There is both flux and some surprising new opportunities for place and employer branding as well as a rethink for the travel industry itself.
Susanna Forrest | November, 2022
Before the pandemic, the corporate sector made up a third of the travel industry’s revenue. As flight bans took hold, video meetings became the new normal, and in 2020 McKinsey reported that business travel expenses had plummeted by fifty-two percent. This spurred conversations about permanent changes to business travel, partly driven by environmental concerns. Even Boeing CEO David Calhoun was telling the New York Times he would fly less. For an industry that’s been shaped by corporate travel, a rethink was needed.
We’ve seen that in our own work. Luxury Gold, The Travel Corporation’s marquee brand, asked Evviva to rebrand them so they’d be ready when their guests returned to travel. We completed this rebrand in late 2021. And in 2022, we’ve been conducting research and brand positioning work to help Delta Air Lines find and attract more pilots and flight attendants.

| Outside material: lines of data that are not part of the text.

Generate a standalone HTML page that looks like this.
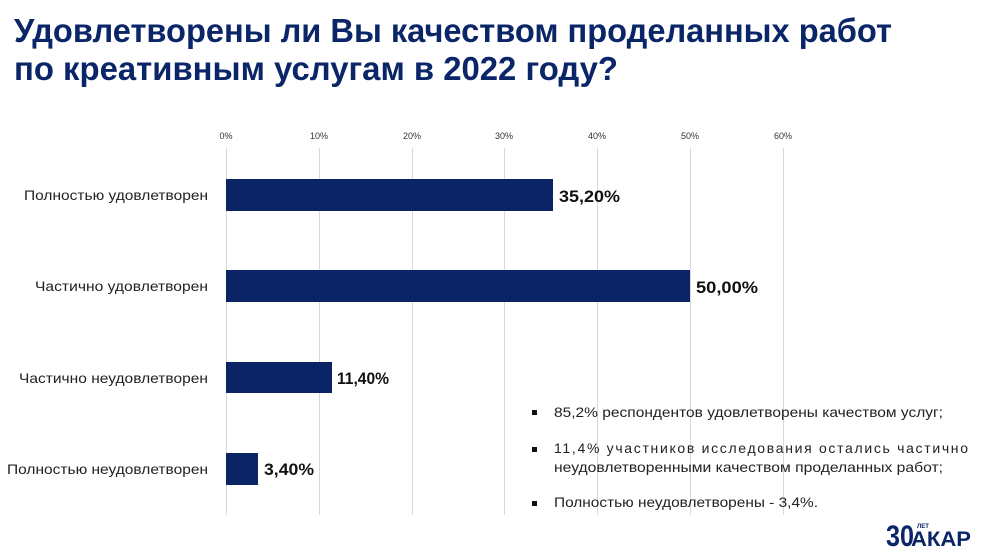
<!DOCTYPE html>
<html><head><meta charset="utf-8"><style>
html,body{margin:0;padding:0;background:#fff;}
svg{display:block;font-family:"Liberation Sans","DejaVu Sans",sans-serif;}
</style></head><body>
<svg width="988" height="558" viewBox="0 0 988 558" xmlns="http://www.w3.org/2000/svg">
<g fill="#0b2668" font-weight="bold" font-size="33">
<text x="14" y="42" textLength="878" lengthAdjust="spacingAndGlyphs">Удовлетворены ли Вы качеством проделанных работ</text>
<text x="14" y="80" textLength="604" lengthAdjust="spacingAndGlyphs">по креативным услугам в 2022 году?</text>
</g>
<g stroke="#d9d9d9" stroke-width="1">
<line x1="226.5" y1="148" x2="226.5" y2="515"/>
<line x1="319.5" y1="148" x2="319.5" y2="515"/>
<line x1="412.5" y1="148" x2="412.5" y2="515"/>
<line x1="504.5" y1="148" x2="504.5" y2="515"/>
<line x1="597.5" y1="148" x2="597.5" y2="515"/>
<line x1="690.5" y1="148" x2="690.5" y2="515"/>
<line x1="783.5" y1="148" x2="783.5" y2="515"/>
</g>
<g font-size="9" fill="#333" text-anchor="middle">
<text x="226" y="139">0%</text><text x="319" y="139">10%</text><text x="412" y="139">20%</text>
<text x="504" y="139">30%</text><text x="597" y="139">40%</text><text x="690" y="139">50%</text><text x="783" y="139">60%</text>
</g>
<g fill="#0b2466">
<rect x="226" y="179" width="327" height="32"/>
<rect x="226" y="270" width="464" height="32"/>
<rect x="226" y="362" width="106" height="31"/>
<rect x="226" y="453" width="32" height="32"/>
</g>
<g font-size="14" fill="#222">
<text x="24" y="200" textLength="184" lengthAdjust="spacingAndGlyphs">Полностью удовлетворен</text>
<text x="35" y="291" textLength="173" lengthAdjust="spacingAndGlyphs">Частично удовлетворен</text>
<text x="19" y="383" textLength="189" lengthAdjust="spacingAndGlyphs">Частично неудовлетворен</text>
<text x="7" y="474" textLength="201" lengthAdjust="spacingAndGlyphs">Полностью неудовлетворен</text>
</g>
<g font-size="17" font-weight="bold" fill="#111">
<text x="559" y="202" textLength="61" lengthAdjust="spacingAndGlyphs">35,20%</text>
<text x="696" y="293" textLength="62" lengthAdjust="spacingAndGlyphs">50,00%</text>
<text x="337" y="384" textLength="52" lengthAdjust="spacingAndGlyphs">11,40%</text>
<text x="264" y="475" textLength="50" lengthAdjust="spacingAndGlyphs">3,40%</text>
</g>
<g fill="#111"><rect x="532" y="410" width="5" height="5"/><rect x="532" y="447" width="5" height="5"/><rect x="532" y="501" width="5" height="5"/></g>
<g font-size="14" fill="#222">
<text x="554" y="417" textLength="389" lengthAdjust="spacingAndGlyphs">85,2% респондентов удовлетворены качеством услуг;</text>
<text x="554" y="453" textLength="414" lengthAdjust="spacing">11,4% участников исследования остались частично</text>
<text x="554" y="472" textLength="389" lengthAdjust="spacingAndGlyphs">неудовлетворенными качеством проделанных работ;</text>
<text x="554" y="507" textLength="264" lengthAdjust="spacingAndGlyphs">Полностью неудовлетворены - 3,4%.</text>
</g>
<g fill="#0b2668" font-weight="bold">
<text x="886" y="546" font-size="30" textLength="28" lengthAdjust="spacingAndGlyphs">30</text>
<text x="917" y="528" font-size="6">ЛЕТ</text>
<text x="911" y="546" font-size="21" textLength="60" lengthAdjust="spacingAndGlyphs">АКАР</text>
</g>
</svg>
</body></html>
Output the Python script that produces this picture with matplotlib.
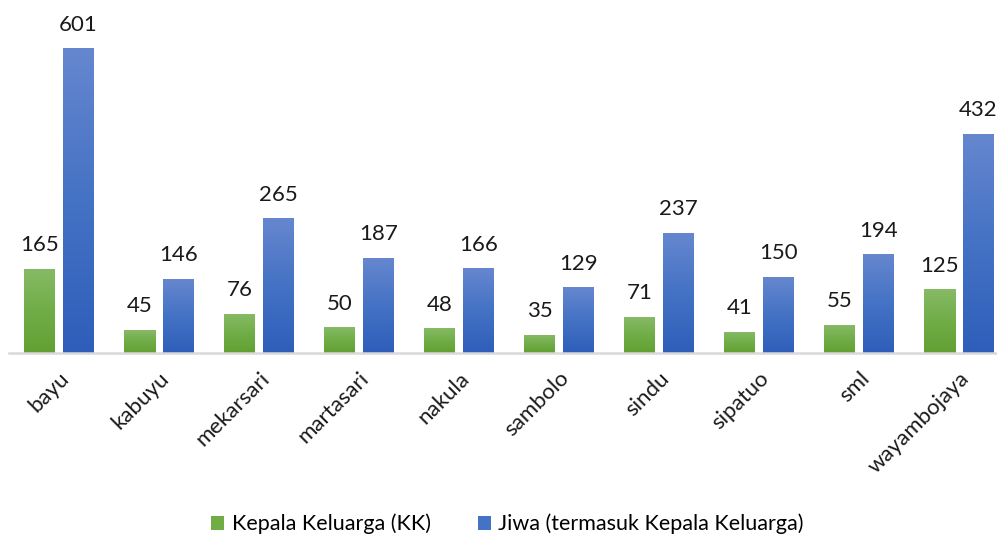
import matplotlib
matplotlib.use("Agg")
import matplotlib.pyplot as plt
import numpy as np
from matplotlib.colors import LinearSegmentedColormap
from matplotlib.patches import Patch

categories = ["bayu", "kabuyu", "mekarsari", "martasari", "nakula",
              "sambolo", "sindu", "sipatuo", "sml", "wayambojaya"]
kk = [165, 45, 76, 50, 48, 35, 71, 41, 55, 125]
jiwa = [601, 146, 265, 187, 166, 129, 237, 150, 194, 432]
series_names = ["Kepala Keluarga (KK)", "Jiwa (termasuk Kepala Keluarga)"]

plt.rcParams['font.family'] = ['Lato', 'DejaVu Sans']

fig = plt.figure(figsize=(9.97, 5.39), dpi=100)
ax = fig.add_axes([9/997, 1 - 353/539, 1000/997, 329/539])

x = np.arange(len(categories))
w = 0.31
off = 0.195
green_cmap = LinearSegmentedColormap.from_list("g", ["#62a033", "#70ad47", "#86ba65"])
blue_cmap = LinearSegmentedColormap.from_list("b", ["#2e5eba", "#4472c4", "#6687cf"])

grad = np.linspace(0, 1, 256).reshape(-1, 1)
for vals, dx, cmap in [(kk, -off, green_cmap), (jiwa, off, blue_cmap)]:
    bars = ax.bar(x + dx, vals, width=w, color="none", edgecolor="none", zorder=2)
    for b, v in zip(bars, vals):
        x0 = b.get_x()
        ax.imshow(grad, cmap=cmap, origin="lower", aspect="auto",
                  extent=[x0, x0 + w, 0, v], zorder=2)
        ax.text(x0 + w / 2, v + 28, str(v), ha="center", va="bottom",
                fontsize=16, color="#1a1a1a", clip_on=False)

ax.set_xlim(-0.5, len(categories) - 0.5)
ax.set_ylim(0, 650)
for s in ["top", "right", "left"]:
    ax.spines[s].set_visible(False)
ax.spines["bottom"].set_color("#d9d9d9")
ax.spines["bottom"].set_linewidth(1.8)
ax.set_yticks([])
ax.set_xticks(x)
ax.set_xticklabels(categories, rotation=45, ha="right", rotation_mode="anchor",
                   fontsize=16, color="#1a1a1a")
ax.tick_params(axis="x", length=0, pad=11)

handles = [Patch(facecolor="#70ad47"), Patch(facecolor="#4472c4")]
fig.legend(handles, series_names, loc="center", bbox_to_anchor=(0.509, 1 - 524/539),
           ncol=2, frameon=False, fontsize=15.5, handlelength=0.6, handleheight=0.6,
           handletextpad=0.35, columnspacing=2.2)

fig.savefig("out.png", dpi=100)
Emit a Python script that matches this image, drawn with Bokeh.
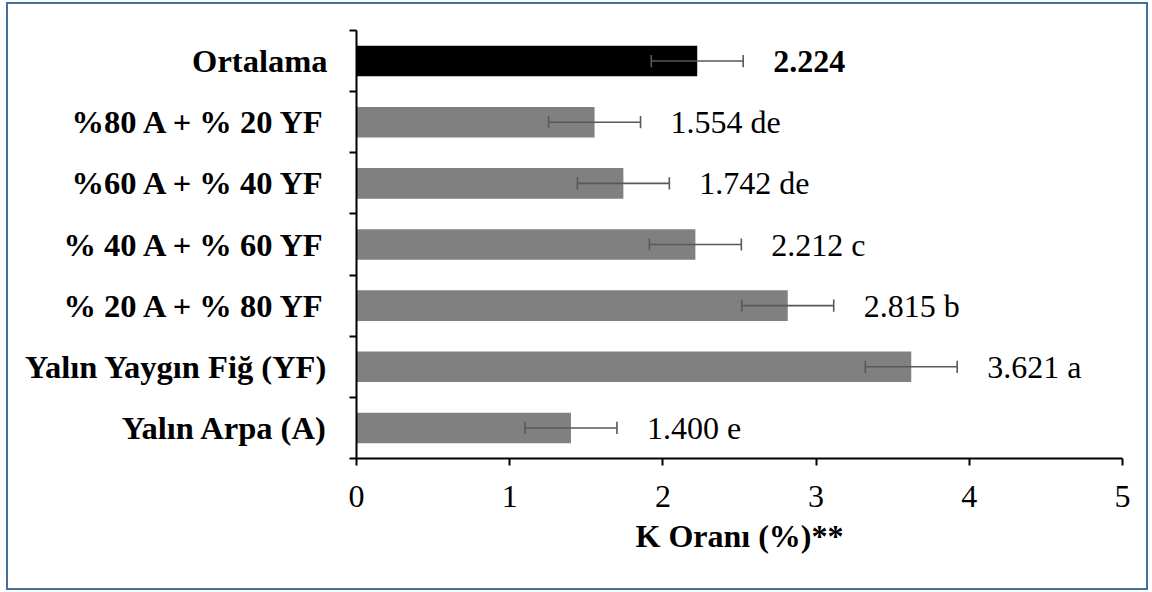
from bokeh.plotting import figure
from bokeh.models import FixedTicker, ColumnDataSource, Range1d
from bokeh.core.properties import value
from bokeh.embed import file_html
from bokeh.resources import INLINE

categories = ["Yalın Arpa (A)", "Yalın Yaygın Fiğ (YF)", "% 20 A + % 80 YF",
              "% 40 A + % 60 YF", "%60 A + % 40 YF", "%80 A + % 20 YF", "Ortalama"]
means = [1.400, 3.621, 2.815, 2.212, 1.742, 1.554, 2.224]
errors = [0.30, 0.30, 0.30, 0.30, 0.30, 0.30, 0.30]
letters = ["e", "a", "b", "c", "de", "de", ""]
bar_colors = ["#808080"] * 6 + ["#000000"]
x_ticks = [0, 1, 2, 3, 4, 5]

FONT = "Times New Roman"
W, H = 1142, 588

ypos = [i + 0.5 for i in range(len(categories))]
labels = [f"{m:.3f} {l}".strip() for m, l in zip(means, letters)]
styles = ["normal"] * 6 + ["bold"]

src = ColumnDataSource(dict(
    y=ypos, m=means, lo=[m - e for m, e in zip(means, errors)],
    hi=[m + e for m, e in zip(means, errors)], c=bar_colors,
    lab=labels, lx=[m + e for m, e in zip(means, errors)], st=styles,
    cap_lo=[y - 0.1 for y in ypos], cap_hi=[y + 0.1 for y in ypos],
))

p = figure(width=W, height=H, output_backend="svg", toolbar_location=None,
           x_range=Range1d(0, 5), y_range=Range1d(0, 7),
           min_border_left=348, min_border_right=28, min_border_top=26,
           min_border_bottom=134)
p.styles = {"border": "2px solid #41719C", "box-sizing": "border-box",
            "margin-left": "6px", "margin-top": "2px"}
p.outline_line_color = None
p.grid.visible = False

p.hbar(y="y", right="m", left=0, height=0.5, fill_color="c", line_color=None, source=src)
p.segment(x0="lo", x1="hi", y0="y", y1="y", line_color="#595959", line_width=1.6, source=src)
p.segment(x0="lo", x1="lo", y0="cap_lo", y1="cap_hi", line_color="#595959", line_width=1.6, source=src)
p.segment(x0="hi", x1="hi", y0="cap_lo", y1="cap_hi", line_color="#595959", line_width=1.6, source=src)
p.text(x="lx", y="y", text="lab", source=src, x_offset=30, text_baseline="middle",
       text_align="left", text_font=value(FONT), text_font_size="32px",
       text_font_style="st", text_color="black")

xa = p.xaxis[0]
xa.ticker = FixedTicker(ticks=x_ticks)
xa.axis_line_color = "black"
xa.axis_line_width = 2
xa.major_tick_in = 0
xa.major_tick_out = 7
xa.major_tick_line_width = 2
xa.minor_tick_line_color = None
xa.major_label_text_font = FONT
xa.major_label_text_font_size = "32px"
xa.major_label_text_color = "black"
xa.major_label_standoff = 20
xa.axis_label = "K Oranı (%)**"
xa.axis_label_text_font = FONT
xa.axis_label_text_font_size = "32px"
xa.axis_label_text_font_style = "bold"
xa.axis_label_text_color = "black"
xa.axis_label_standoff = 8

ya = p.yaxis[0]
ya.ticker = FixedTicker(ticks=ypos, minor_ticks=list(range(len(categories) + 1)))
ya.major_label_overrides = {y: c for y, c in zip(ypos, categories)}
ya.axis_line_color = "black"
ya.axis_line_width = 2
ya.major_tick_line_color = None
ya.minor_tick_in = 0
ya.minor_tick_out = 7
ya.minor_tick_line_width = 2
ya.minor_tick_line_color = "black"
ya.major_label_text_font = FONT
ya.major_label_text_font_size = "32.5px"
ya.major_label_text_font_style = "bold"
ya.major_label_text_color = "black"
ya.major_label_standoff = 22

open("out.html", "w").write(file_html(p, INLINE))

This year, travel for leisure recovered healthily, and the International Air Transport Association say there will be more passengers in 2024 than in pre-pandemic years. But despite the headlines about “road warriors” returning to the business lounge and trouser press, corporate travel has had, as McKinsey put it, “an uneven recovery”. A recent Global Business Travel Association poll (PDF here) found that North American and European domestic travel bookings were at sixty percent of pre-pandemic levels and international trips at fifty percent.
Dig in at a more ethnographic level, and you’ll find both flux and some surprising new leads and opportunities for place and employer branding as well as the travel industry itself. There’s plenty more work to be done.
Overall, the “uneven recovery” is creating a more interesting landscape and certainly does not lack momentum. The Global Business Travel Association’s latest Business Travel Recovery Poll of nearly 600 corporate travel managers found that a healthy majority thought that, despite a potential economic downturn, business travel would only increase.